Unable to fetch the data using column name from pandas dataframe after assigning a column name


I have created a pandas dataframe from an API endpoint. I have used the following to convert to a df.

df = pd.json_normalize(js.loads(js.dumps(key_value))

This however does create df as required but the column names are the reference ids. I have extracted the column of interest by:

new_df = df.iloc[:,4]

Now since at a later stage I would need to merge the above df with another df I assigned a column name to the above df and I have done that using:

new_df.columns = ["EMP_ID"]

However, when I use

print(new_df['EMP_ID']

I get None.

I did figure out that pandas is unable to recognise the column name.
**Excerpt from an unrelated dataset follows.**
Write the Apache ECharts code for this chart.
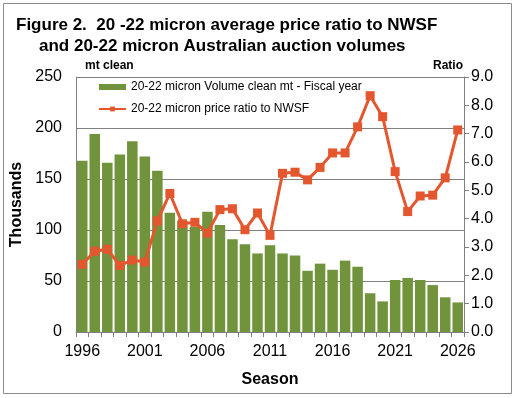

Is there a different way to assign a column name in this scenario.

Note: When merging this df with another will give a KeyError issue as column name ["EMP_ID"] is not recognised.


Solution

  • It seems like you're trying to rename the column in the DataFrame new_df to "EMP_ID". If new_df is a pandas Series (extracted using df.iloc[:, 4]), you need to convert it to a DataFrame before changing the column name. If new_df is already a DataFrame, you can directly rename the column.

    new_df = df.iloc[:, 4]
    

    Convert the Series to a DataFrame

    new_df = new_df.to_frame(name="EMP_ID")
    

    OR

    Adding a new empty column "EMP_ID" with None as a placeholder

    new_df["EMP_ID"] = None
    

    Now new_df has a new empty column named "EMP_ID"

    Later, you can add values to the "EMP_ID" column For example, assigning values from another DataFrame or a list

    new_df["EMP_ID"] = df2["EMP_ID"]